## WORK TO BE COMPLETED
Leave out the pictures, then output the lines of the records below from the first through the one containing "Sans Condensed', 'Liberation".

## INPUT DATA
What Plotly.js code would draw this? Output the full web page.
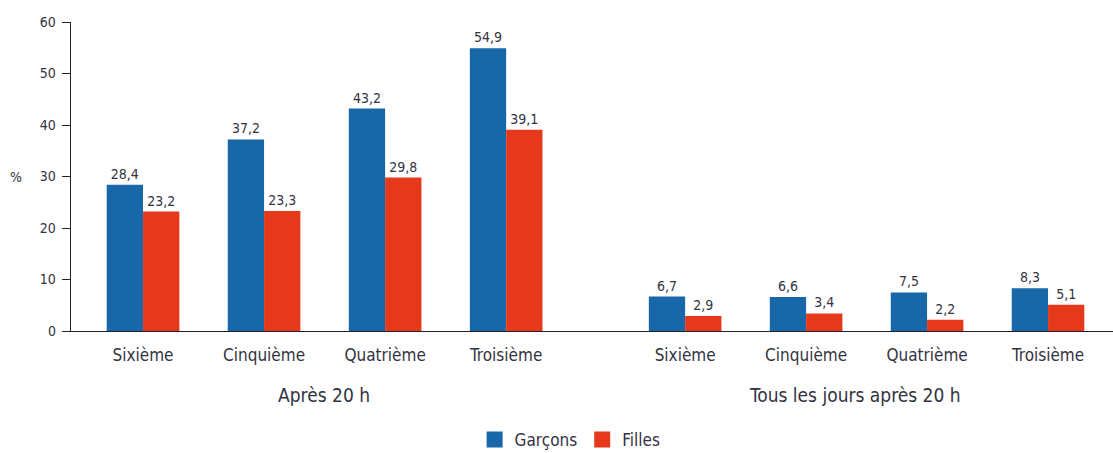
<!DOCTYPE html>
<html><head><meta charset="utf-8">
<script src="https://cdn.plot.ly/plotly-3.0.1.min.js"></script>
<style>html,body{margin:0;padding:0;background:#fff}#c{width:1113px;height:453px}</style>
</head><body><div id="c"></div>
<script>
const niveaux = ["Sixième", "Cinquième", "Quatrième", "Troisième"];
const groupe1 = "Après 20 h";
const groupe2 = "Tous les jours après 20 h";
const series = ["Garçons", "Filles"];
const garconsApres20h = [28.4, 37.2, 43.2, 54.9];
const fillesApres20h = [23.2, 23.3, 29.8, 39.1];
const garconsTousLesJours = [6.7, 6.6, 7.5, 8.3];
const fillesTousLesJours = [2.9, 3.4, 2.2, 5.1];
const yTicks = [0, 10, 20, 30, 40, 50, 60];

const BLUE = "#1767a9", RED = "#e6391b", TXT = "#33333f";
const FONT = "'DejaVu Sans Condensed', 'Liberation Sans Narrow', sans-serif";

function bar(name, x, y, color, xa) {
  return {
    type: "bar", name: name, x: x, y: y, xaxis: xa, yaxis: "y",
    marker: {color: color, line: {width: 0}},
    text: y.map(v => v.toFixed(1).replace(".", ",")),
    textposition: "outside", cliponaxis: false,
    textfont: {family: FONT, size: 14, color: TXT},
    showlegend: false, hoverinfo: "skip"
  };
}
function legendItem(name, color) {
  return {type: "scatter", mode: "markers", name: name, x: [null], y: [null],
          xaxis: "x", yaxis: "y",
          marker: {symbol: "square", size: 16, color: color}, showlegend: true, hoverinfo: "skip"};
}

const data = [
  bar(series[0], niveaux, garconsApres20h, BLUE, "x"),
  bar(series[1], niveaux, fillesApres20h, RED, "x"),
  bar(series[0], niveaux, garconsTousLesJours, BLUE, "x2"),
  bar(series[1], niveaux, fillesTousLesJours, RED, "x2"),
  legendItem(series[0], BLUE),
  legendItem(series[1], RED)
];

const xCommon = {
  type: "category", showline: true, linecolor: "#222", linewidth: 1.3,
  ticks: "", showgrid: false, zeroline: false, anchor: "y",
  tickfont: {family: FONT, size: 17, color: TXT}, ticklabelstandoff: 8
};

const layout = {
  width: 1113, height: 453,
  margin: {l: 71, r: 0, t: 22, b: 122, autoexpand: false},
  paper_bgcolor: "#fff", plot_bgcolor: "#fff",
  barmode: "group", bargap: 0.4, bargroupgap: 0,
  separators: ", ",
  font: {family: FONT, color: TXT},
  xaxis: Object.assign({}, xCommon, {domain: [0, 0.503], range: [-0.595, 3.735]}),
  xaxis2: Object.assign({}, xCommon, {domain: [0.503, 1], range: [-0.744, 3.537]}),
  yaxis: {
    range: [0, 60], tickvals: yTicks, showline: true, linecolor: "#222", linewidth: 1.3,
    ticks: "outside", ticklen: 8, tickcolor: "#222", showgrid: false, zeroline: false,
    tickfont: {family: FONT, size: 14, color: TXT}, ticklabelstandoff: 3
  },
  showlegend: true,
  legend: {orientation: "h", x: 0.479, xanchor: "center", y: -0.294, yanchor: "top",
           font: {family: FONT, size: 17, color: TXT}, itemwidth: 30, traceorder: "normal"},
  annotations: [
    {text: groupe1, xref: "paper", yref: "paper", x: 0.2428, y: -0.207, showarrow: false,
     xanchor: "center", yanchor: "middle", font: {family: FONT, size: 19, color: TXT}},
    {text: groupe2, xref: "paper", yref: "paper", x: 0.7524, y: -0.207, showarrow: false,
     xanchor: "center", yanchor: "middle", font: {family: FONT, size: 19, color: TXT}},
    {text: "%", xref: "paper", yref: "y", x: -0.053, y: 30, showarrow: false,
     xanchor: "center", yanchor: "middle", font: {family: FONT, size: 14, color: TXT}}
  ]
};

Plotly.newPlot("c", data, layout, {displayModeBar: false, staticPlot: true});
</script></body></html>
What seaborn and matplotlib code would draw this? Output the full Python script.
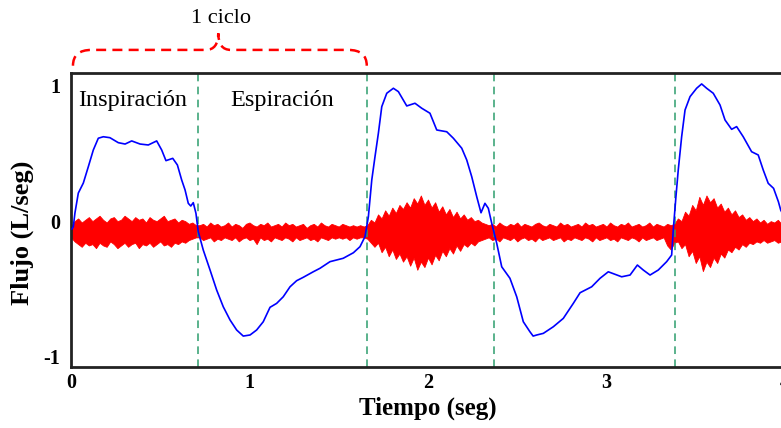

## SOLUTION
What Plotly.js code would draw this? Output the full web page.
<!DOCTYPE html>
<html><head><meta charset="utf-8">
<script src="https://cdn.plot.ly/plotly-3.0.1.min.js"></script>
<style>html,body{margin:0;padding:0;background:#fff}#c{width:1113px;height:453px}</style>
</head><body><div id="c"></div>
<script>
const niveaux = ["Sixième", "Cinquième", "Quatrième", "Troisième"];
const groupe1 = "Après 20 h";
const groupe2 = "Tous les jours après 20 h";
const series = ["Garçons", "Filles"];
const garconsApres20h = [28.4, 37.2, 43.2, 54.9];
const fillesApres20h = [23.2, 23.3, 29.8, 39.1];
const garconsTousLesJours = [6.7, 6.6, 7.5, 8.3];
const fillesTousLesJours = [2.9, 3.4, 2.2, 5.1];
const yTicks = [0, 10, 20, 30, 40, 50, 60];

const BLUE = "#1767a9", RED = "#e6391b", TXT = "#33333f";
const FONT = "'DejaVu Sans Condensed', 'Liberation Sans Narrow', sans-serif";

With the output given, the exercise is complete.